Mais l’événement dans cette œuvre était, bien sûr, la venue à Toulouse de la jeune violoniste Hilary Hahn, nouvelle égérie de la critique outre-atlantique. Semblant s’amuser des difficultés du Concerto avec une aisance technique sidérante, elle en a pourtant livré une version bien froide, à tel point qu’on pouvait avoir l’impression d’écouter non pas une jeune interprète de dix-neuf ans en paraissant tout juste quatorze, avec sa sage robe en velours bleu et sa coiffure de petite fille rangée, mais quelque vieux professionnel blasé. Tout y était pourtant, la pointe d’acidité de la Toccata, le léger vibrato presque ému dans les Arias, et, bien sûr toutes les notes avec une précision surhumaine. Mais, sans vouloir ressortir le couplet sur tous ces petits génies préfabriqués à la chaîne par les écoles américaines, rien dans tout cela n’évoluait au-delà de la leçon trop bien apprise pour ne pas paraître creuse, passé le choc de la technique. Un extrait de la Première sonate de Bach donné en bis était d’ailleurs éclairant à ce propos. Aucune faute de goût ou de technique -comment serait-ce d’ailleurs possible?- mais un jeu conventionnel, sans souci du style, aux phrasés et au vibrato inadaptés, une version professorale transcendée par une maîtrise parfaite. Mais aucune expression ni sentiment , aucune personnalité ou singularité, ne se dégageaient de ce produit sous cellophane qui a un peu oublié l’ingrédient “émotion”.

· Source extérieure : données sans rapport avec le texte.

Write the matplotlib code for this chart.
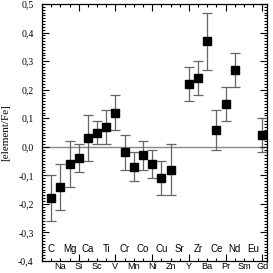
import matplotlib
matplotlib.use("Agg")
import matplotlib.pyplot as plt
from matplotlib.ticker import MultipleLocator, FuncFormatter
import matplotlib.transforms as mtransforms

elements = ['C', 'Na', 'Mg', 'Si', 'Ca', 'Sc', 'Ti', 'V', 'Cr', 'Mn', 'Co', 'Ni',
            'Cu', 'Zn', 'Sr', 'Y', 'Zr', 'Ba', 'Ce', 'Pr', 'Nd', 'Sm', 'Eu', 'Gd']
# None = no measurement
abund = [-0.18, -0.14, -0.06, -0.04, 0.03, 0.05, 0.07, 0.12, -0.02, -0.07, -0.03, -0.06,
         -0.11, -0.08, None, 0.22, 0.24, 0.37, 0.06, 0.15, 0.27, None, None, 0.04]
errs = [0.08, 0.08, 0.08, 0.05, 0.08, 0.04, 0.06, 0.06, 0.06, 0.05, 0.05, 0.05,
        0.06, 0.09, None, 0.06, 0.06, 0.10, 0.07, 0.06, 0.06, None, None, 0.06]

xs = [i + 1 for i, a in enumerate(abund) if a is not None]
ys = [a for a in abund if a is not None]
es = [e for a, e in zip(abund, errs) if a is not None]

fig = plt.figure(figsize=(2.73, 2.73), dpi=100)
ax = fig.add_axes([42 / 273, 12 / 273, 225 / 273, 257 / 273])

ax.axhline(0, color='#888888', lw=1.0, zorder=1)
ax.errorbar(xs, ys, yerr=es, fmt='none', ecolor='#666666', elinewidth=0.9,
            capsize=3.5, capthick=0.9, zorder=2)
ax.plot(xs, ys, 's', color='black', ms=6.2, zorder=3)

ax.set_xlim(0, 24.5)
ax.set_ylim(-0.4, 0.5)
ax.xaxis.set_major_locator(MultipleLocator(4))
ax.xaxis.set_minor_locator(MultipleLocator(1))
ax.yaxis.set_major_locator(MultipleLocator(0.1))
ax.yaxis.set_minor_locator(MultipleLocator(0.01))
ax.xaxis.set_major_formatter(FuncFormatter(lambda v, p: ''))
ax.yaxis.set_major_formatter(FuncFormatter(lambda v, p: ('%.1f' % v).replace('.', ',').replace('-0,0', '0,0')))
ax.tick_params(which='both', direction='in', top=True, right=True, width=0.8)
ax.tick_params(which='major', length=5)
ax.tick_params(which='minor', length=2.5)
ax.tick_params(axis='y', labelsize=7, pad=6)
for lab in ax.get_yticklabels():
    lab.set_family('Liberation Serif')
for sp in ax.spines.values():
    sp.set_linewidth(0.9)

trans = mtransforms.blended_transform_factory(ax.transData, ax.transAxes)
for i, el in enumerate(elements):
    if i % 2 == 0:
        ax.text(i + 1, 0.045, el, transform=trans, ha='center', va='center',
                fontsize=7, family='Liberation Sans')
    else:
        ax.text(i + 1, -0.004, el, transform=trans, ha='center', va='top',
                fontsize=6.6, family='Liberation Sans')

ax.set_ylabel('[element/Fe]', family='Liberation Serif', fontsize=8, labelpad=6)

fig.savefig('out.png', dpi=100)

Il reste à Hilary Hahn, pour ce détacher du lot de ces confrères un jour encensés et oubliés dés le lendemain, à s’approprier véritablement la musique qu’elle joue pour l’interpréter, en clair à mûrir.

Les extraits de Roméo et Juliette, un peu brefs à vrai dire, étaient la meilleur part du concert, celle où Emmanuel Plasson a montré le plus de rigueur. Malgré l’énergie qui s’en dégageait, il est cependant dommage qu’une certaine propension à niveler la dynamique entre mezzo-forte et fortissimo ait enlevé à l’œuvre beaucoup de légèreté, peut-être pas qualité dominante de ce chef.

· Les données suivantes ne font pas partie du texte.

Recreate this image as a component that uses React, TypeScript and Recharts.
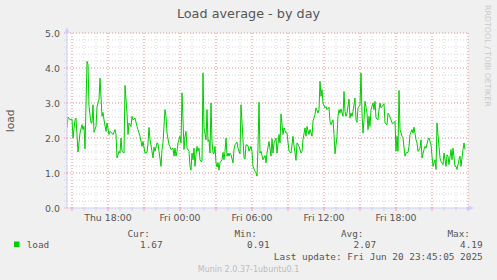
import React from 'react'
import { LineChart, Line, XAxis, YAxis, CartesianGrid, ReferenceLine } from 'recharts'

// sample time in minutes since Thu 00:00, one sample per row entry of load
const times = [
  875, 880, 890, 900, 905, 915, 920, 930, 940, 950,
  955, 960, 965, 975, 980, 985, 995, 1000, 1005, 1010,
  1020, 1025, 1030, 1035, 1040, 1050, 1055, 1060, 1070, 1075,
  1085, 1090, 1100, 1105, 1115, 1120, 1125, 1135, 1140, 1145,
  1150, 1160, 1165, 1175, 1180, 1185, 1195, 1200, 1205, 1215,
  1225, 1230, 1240, 1250, 1255, 1265, 1275, 1280, 1285, 1290,
  1300, 1305, 1310, 1315, 1325, 1330, 1335, 1345, 1350, 1355,
  1365, 1370, 1375, 1385, 1390, 1395, 1405, 1410, 1415, 1420,
  1425, 1430, 1440, 1445, 1450, 1455, 1460, 1465, 1470, 1475,
  1485, 1490, 1495, 1500, 1505, 1510, 1515, 1520, 1525, 1530,
  1535, 1540, 1545, 1550, 1555, 1560, 1570, 1575, 1580, 1585,
  1590, 1595, 1600, 1605, 1610, 1615, 1620, 1625, 1630, 1635,
  1640, 1650, 1655, 1660, 1665, 1670, 1675, 1680, 1685, 1690,
  1695, 1705, 1710, 1715, 1725, 1730, 1735, 1740, 1745, 1755,
  1760, 1765, 1770, 1780, 1785, 1795, 1800, 1805, 1815, 1820,
  1825, 1830, 1835, 1840, 1845, 1850, 1855, 1865, 1870, 1875,
  1885, 1895, 1900, 1905, 1910, 1920, 1925, 1935, 1940, 1945,
  1955, 1960, 1970, 1975, 1985, 1995, 2005, 2010, 2020, 2025,
  2035, 2045, 2050, 2055, 2065, 2070, 2075, 2085, 2090, 2100,
  2105, 2115, 2120, 2130, 2135, 2140, 2145, 2150, 2155, 2165,
  2170, 2175, 2185, 2190, 2195, 2205, 2210, 2215, 2225, 2230,
  2235, 2240, 2245, 2255, 2260, 2265, 2270, 2275, 2285, 2290,
  2295, 2300, 2305, 2315, 2320, 2325, 2330, 2340, 2345, 2350,
  2355, 2360, 2365, 2375, 2380, 2385, 2390, 2395, 2405, 2410,
  2415, 2420, 2430, 2435, 2440, 2445, 2450, 2460, 2465, 2475,
  2480, 2485, 2495, 2500, 2505, 2515, 2520, 2525, 2530, 2535,
  2540, 2550, 2555, 2565, 2570, 2580, 2585, 2590, 2600, 2605,
  2610, 2620, 2625, 2630, 2640, 2645, 2650, 2660, 2665, 2670,
  2680, 2685, 2695, 2700, 2705, 2715, 2720, 2725, 2735, 2740,
  2745, 2755, 2760, 2765, 2770, 2775, 2780, 2785, 2795, 2800,
  2805, 2815, 2820, 2825, 2835, 2840, 2845, 2855, 2860, 2865,
]

const load = [
  2.29, 2.60, 2.52, 2.54, 2.00, 2.52, 2.57, 1.60, 2.14, 2.38,
  2.24, 2.33, 1.69, 4.19, 4.10, 2.90, 2.43, 2.43, 2.95, 2.16,
  2.33, 2.89, 3.00, 3.10, 3.71, 2.62, 2.73, 2.52, 2.19, 2.43,
  2.10, 2.19, 2.14, 2.10, 2.24, 2.10, 1.43, 1.62, 1.57, 2.00,
  1.62, 1.57, 3.50, 2.71, 2.10, 2.43, 2.33, 2.62, 2.52, 2.57,
  2.33, 2.24, 2.05, 1.76, 1.90, 1.57, 1.59, 1.86, 2.30, 1.95,
  1.62, 1.43, 1.74, 1.62, 1.86, 1.84, 1.62, 1.19, 1.67, 1.88,
  2.81, 2.62, 2.14, 1.81, 1.76, 1.67, 1.71, 1.48, 1.71, 1.48,
  1.62, 1.86, 2.05, 1.86, 3.29, 2.52, 1.67, 2.05, 2.19, 1.71,
  1.62, 1.19, 1.08, 1.57, 1.38, 1.71, 1.19, 1.52, 1.76, 1.62,
  1.71, 1.38, 1.33, 1.33, 3.86, 2.29, 1.95, 2.81, 1.90, 1.95,
  1.57, 3.00, 1.90, 1.57, 1.55, 1.76, 1.29, 1.17, 1.30, 1.08,
  1.29, 1.38, 1.59, 1.38, 1.62, 2.00, 1.48, 1.57, 1.48, 1.57,
  1.52, 1.29, 1.67, 1.81, 1.88, 1.71, 1.62, 1.55, 2.95, 1.95,
  1.45, 1.40, 1.81, 1.78, 1.62, 1.76, 1.62, 1.19, 1.05, 1.00,
  0.91, 1.76, 3.02, 1.57, 1.62, 1.50, 1.38, 1.50, 1.29, 1.57,
  1.90, 1.48, 1.98, 1.57, 1.86, 2.00, 1.57, 2.10, 1.86, 2.69,
  2.10, 2.29, 2.14, 2.14, 1.62, 1.57, 2.05, 1.78, 1.36, 1.86,
  1.76, 1.57, 1.62, 1.95, 2.29, 2.05, 2.33, 2.10, 2.24, 2.05,
  2.48, 2.67, 2.86, 2.71, 2.81, 3.62, 3.19, 3.38, 3.00, 2.86,
  2.90, 2.81, 2.88, 2.48, 2.38, 2.52, 2.10, 1.55, 2.05, 2.62,
  2.81, 2.71, 2.83, 2.62, 3.33, 2.76, 2.62, 2.71, 3.11, 2.57,
  2.71, 2.62, 2.76, 3.14, 2.52, 2.45, 2.86, 2.95, 3.86, 2.71,
  2.14, 2.52, 3.05, 2.71, 2.24, 2.62, 2.33, 2.81, 3.00, 2.81,
  3.05, 2.57, 2.52, 2.81, 3.00, 2.86, 2.90, 2.98, 2.43, 2.38,
  2.71, 2.67, 2.52, 2.43, 2.41, 2.48, 1.62, 2.05, 1.62, 3.36,
  2.24, 2.05, 2.00, 1.48, 1.57, 1.59, 1.76, 2.10, 2.24, 2.14,
  2.31, 1.95, 1.86, 1.62, 1.71, 1.95, 1.43, 1.67, 1.76, 1.71,
  1.95, 2.00, 1.81, 1.48, 1.19, 1.38, 1.10, 2.43, 1.76, 1.43,
  1.33, 1.24, 1.57, 1.38, 1.19, 1.52, 1.48, 1.24, 1.67, 1.38,
  1.71, 1.19, 1.19, 1.10, 1.38, 1.48, 1.19, 1.67, 1.86, 1.67,
]

const xTicks = [
  900, 960, 1020, 1080, 1140, 1200, 1260, 1320, 1380, 1440, 1500, 1560,
  1620, 1680, 1740, 1800, 1860, 1920, 1980, 2040, 2100, 2160, 2220, 2280,
  2340, 2400, 2460, 2520, 2580, 2640, 2700, 2760, 2820, 2880,
]
const xMajor = [900, 1080, 1260, 1440, 1620, 1800, 1980, 2160, 2340, 2520, 2700, 2880]
const xLabels: Record<number, string> = {
  1080: 'Thu 18:00',
  1440: 'Fri 00:00',
  1800: 'Fri 06:00',
  2160: 'Fri 12:00',
  2520: 'Fri 18:00',
}

const yTicks = [
  0, 0.2, 0.4, 0.6, 0.8, 1, 1.2, 1.4, 1.6, 1.8, 2, 2.2, 2.4,
  2.6, 2.8, 3, 3.2, 3.4, 3.6, 3.8, 4, 4.2, 4.4, 4.6, 4.8, 5,
]
const yMajor = [1, 2, 3, 4, 5]

const statLabels = ['Cur:', 'Min:', 'Avg:', 'Max:']
const statValues = ['1.67', '0.91', '2.07', '4.19']

const data = times.map((t, i) => ({ t, load: load[i] }))

const SANS = '"DejaVu Sans", sans-serif'
const MONO = '"DejaVu Sans Mono", monospace'
const TXT = '#555'
const GREEN = '#00cc00'
const AXIS = '#cfcfff'
const RED = '#f2a0a0'
const GRAY = '#d6d6d6'

const XTick = (props: any) => {
  const { x, y, payload } = props
  const v = payload.value
  const major = v % 180 === 0
  const label = xLabels[v]
  return (
    <g>
      <line x1={x} x2={x} y1={y - 1} y2={y + 3} stroke={major ? RED : GRAY} />
      {label && (
        <text x={x} y={y + 9} textAnchor="middle" dominantBaseline="central"
          fontFamily={SANS} fontSize={9.4} fill={TXT}>{label}</text>
      )}
    </g>
  )
}

const YTick = (props: any) => {
  const { x, y, payload } = props
  const v = payload.value
  const major = Math.abs(v - Math.round(v)) < 0.001
  return (
    <g>
      <line x1={x - 3} x2={x} y1={y} y2={y} stroke={major ? RED : GRAY} strokeDasharray="1 1" />
      {major && (
        <text x={x - 7} y={y} textAnchor="end" dominantBaseline="central"
          fontFamily={SANS} fontSize={9.4} fill={TXT}>{v.toFixed(1)}</text>
      )}
    </g>
  )
}

export default function App() {
  const statEnds = [150, 257, 363.5, 470]
  return (
    <div style={{ position: 'relative', width: 497, height: 280, background: '#f0f0f0' }}>
      <style>{`body{margin:0;background:#f0f0f0}`}</style>
      <LineChart width={497} height={280} data={data}
        margin={{ top: 33, right: 29, left: 0, bottom: 0 }}>
        <CartesianGrid fill="#ffffff" stroke={GRAY} strokeDasharray="1 2" />
        {xMajor.map((v) => (
          <ReferenceLine key={'x' + v} x={v} stroke={RED} strokeDasharray="1 2" />
        ))}
        {yMajor.map((v) => (
          <ReferenceLine key={'y' + v} y={v} stroke={RED} strokeDasharray="1 2" />
        ))}
        <XAxis dataKey="t" type="number" domain={[875, 2880]} ticks={xTicks} interval={0}
          allowDataOverflow height={72} tickLine={false} tickSize={0} tickMargin={0}
          axisLine={{ stroke: AXIS }} tick={<XTick />} />
        <YAxis type="number" domain={[0, 5]} ticks={yTicks} interval={0} width={67}
          allowDataOverflow tickLine={false} tickSize={0} tickMargin={0}
          axisLine={{ stroke: AXIS }} tick={<YTick />} />
        <Line type="linear" dataKey="load" stroke={GREEN} strokeWidth={1} dot={false}
          isAnimationActive={false} />
      </LineChart>
      <svg width={497} height={280} style={{ position: 'absolute', left: 0, top: 0, pointerEvents: 'none' }}>
        <text x={248.5} y={13.5} textAnchor="middle" dominantBaseline="central"
          fontFamily={SANS} fontSize={12.8} fill={TXT}>Load average - by day</text>
        <text x={10.5} y={120.8} textAnchor="middle" dominantBaseline="central"
          transform="rotate(-90 10.5 120.8)" fontFamily={SANS} fontSize={10.7} fill={TXT}>load</text>
        <text x={487} y={5} dominantBaseline="central" transform="rotate(90 487 5)"
          fontFamily={SANS} fontSize={7.9} fill="#c8c8c8">RRDTOOL / TOBI OETIKER</text>
        <polygon points="64.5,33 67,27 69.5,33" fill={AXIS} />
        <polygon points="468,205.5 474,208 468,210.5" fill={AXIS} />
        <line x1={468} x2={469} y1={208} y2={208} stroke={AXIS} />
        <rect x={14} y={241.5} width={5.5} height={5.5} fill={GREEN} />
        <text x={26.7} y={244.3} dominantBaseline="central" fontFamily={MONO} fontSize={9.4} fill={TXT}>load</text>
        {statLabels.map((s, i) => (
          <text key={s} x={statEnds[i]} y={233.3} textAnchor="end" dominantBaseline="central"
            fontFamily={MONO} fontSize={9.4} fill={TXT}>{s}</text>
        ))}
        {statValues.map((s, i) => (
          <text key={'v' + i} x={statEnds[i] + 12.6} y={244.3} textAnchor="end" dominantBaseline="central"
            fontFamily={MONO} fontSize={9.4} fill={TXT}>{s}</text>
        ))}
        <text x={482.7} y={256.5} textAnchor="end" dominantBaseline="central"
          fontFamily={MONO} fontSize={9.4} fill={TXT}>Last update: Fri Jun 20 23:45:05 2025</text>
        <text x={248.5} y={269.5} textAnchor="middle" dominantBaseline="central"
          fontFamily={SANS} fontSize={8} fill="#bdbdbd">Munin 2.0.37-1ubuntu0.1</text>
      </svg>
    </div>
  )
}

Les quelques débordements sonores de Roméo faisaient un peu craindre pour le déferlement tellurique d’Amériques. Sur ce point, le chef ne nous a pas déçus, sollicitant à saturation la puissance sonore permise par les énormes effectifs de l’œuvre, au détriment des passages plus élégiaques.

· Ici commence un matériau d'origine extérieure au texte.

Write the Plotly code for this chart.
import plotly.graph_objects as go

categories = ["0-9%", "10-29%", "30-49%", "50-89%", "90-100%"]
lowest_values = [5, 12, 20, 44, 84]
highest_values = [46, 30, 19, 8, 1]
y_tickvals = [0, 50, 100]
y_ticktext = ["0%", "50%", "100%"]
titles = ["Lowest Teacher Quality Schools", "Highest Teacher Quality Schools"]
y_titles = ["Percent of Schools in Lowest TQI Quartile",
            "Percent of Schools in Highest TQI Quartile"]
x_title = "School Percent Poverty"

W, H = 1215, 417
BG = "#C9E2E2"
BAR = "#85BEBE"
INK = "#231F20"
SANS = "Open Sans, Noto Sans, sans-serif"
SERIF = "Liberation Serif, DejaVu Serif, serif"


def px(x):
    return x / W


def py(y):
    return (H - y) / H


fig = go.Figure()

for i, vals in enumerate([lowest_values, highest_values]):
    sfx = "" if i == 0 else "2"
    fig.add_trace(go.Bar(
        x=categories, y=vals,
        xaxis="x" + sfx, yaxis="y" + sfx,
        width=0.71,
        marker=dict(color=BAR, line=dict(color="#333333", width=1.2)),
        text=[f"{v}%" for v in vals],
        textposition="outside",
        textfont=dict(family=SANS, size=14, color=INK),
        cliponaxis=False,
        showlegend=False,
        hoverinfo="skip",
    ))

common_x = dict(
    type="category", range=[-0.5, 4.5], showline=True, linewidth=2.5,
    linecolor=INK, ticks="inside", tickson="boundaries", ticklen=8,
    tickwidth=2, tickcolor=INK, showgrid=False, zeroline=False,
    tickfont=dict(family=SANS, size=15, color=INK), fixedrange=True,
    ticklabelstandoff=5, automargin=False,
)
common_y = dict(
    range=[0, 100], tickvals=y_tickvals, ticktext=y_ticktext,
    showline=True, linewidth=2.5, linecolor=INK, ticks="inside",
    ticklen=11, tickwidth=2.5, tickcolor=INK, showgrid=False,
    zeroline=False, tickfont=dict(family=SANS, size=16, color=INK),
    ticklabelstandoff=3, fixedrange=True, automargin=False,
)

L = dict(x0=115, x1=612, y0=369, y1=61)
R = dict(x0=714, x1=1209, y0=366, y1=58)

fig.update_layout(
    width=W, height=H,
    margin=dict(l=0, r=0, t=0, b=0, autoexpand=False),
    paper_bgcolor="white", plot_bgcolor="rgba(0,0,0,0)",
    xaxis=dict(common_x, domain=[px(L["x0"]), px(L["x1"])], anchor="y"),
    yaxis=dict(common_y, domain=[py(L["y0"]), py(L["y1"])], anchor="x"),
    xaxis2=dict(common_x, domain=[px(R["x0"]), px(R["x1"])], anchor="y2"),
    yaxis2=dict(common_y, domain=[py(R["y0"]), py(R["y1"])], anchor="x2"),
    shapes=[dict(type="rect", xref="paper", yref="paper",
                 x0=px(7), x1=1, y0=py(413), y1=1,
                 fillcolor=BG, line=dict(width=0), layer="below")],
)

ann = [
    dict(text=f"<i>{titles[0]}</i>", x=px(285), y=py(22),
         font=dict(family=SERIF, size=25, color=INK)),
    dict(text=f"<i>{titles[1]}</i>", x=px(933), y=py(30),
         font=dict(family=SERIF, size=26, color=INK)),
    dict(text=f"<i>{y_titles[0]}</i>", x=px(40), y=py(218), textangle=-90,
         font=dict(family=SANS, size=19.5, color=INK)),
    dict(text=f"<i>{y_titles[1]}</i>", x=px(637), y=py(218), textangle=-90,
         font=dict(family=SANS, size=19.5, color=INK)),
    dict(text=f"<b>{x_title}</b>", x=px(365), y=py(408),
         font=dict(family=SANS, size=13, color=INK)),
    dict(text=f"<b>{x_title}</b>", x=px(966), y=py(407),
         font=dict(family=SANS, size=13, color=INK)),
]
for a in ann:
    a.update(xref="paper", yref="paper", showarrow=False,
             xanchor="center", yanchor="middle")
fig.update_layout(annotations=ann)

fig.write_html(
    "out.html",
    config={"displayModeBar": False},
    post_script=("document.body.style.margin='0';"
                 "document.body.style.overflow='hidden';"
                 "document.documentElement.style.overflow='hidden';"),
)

Un concert tout à fait honorable, qui a montré en Emmanuel Plasson une personnalité musicale certainement estimable, à ce titre ni le père ni le fils n’auront à rougir. Mais lui faire l’honneur, peut-être un peu prématuré, de jouer dans la cour des grands est à double tranchant, car dans un domaine, la direction d’orchestre, où la concurrence est forte, un nom célèbre et un talent honnête ne sont pas suffisants pour s’imposer.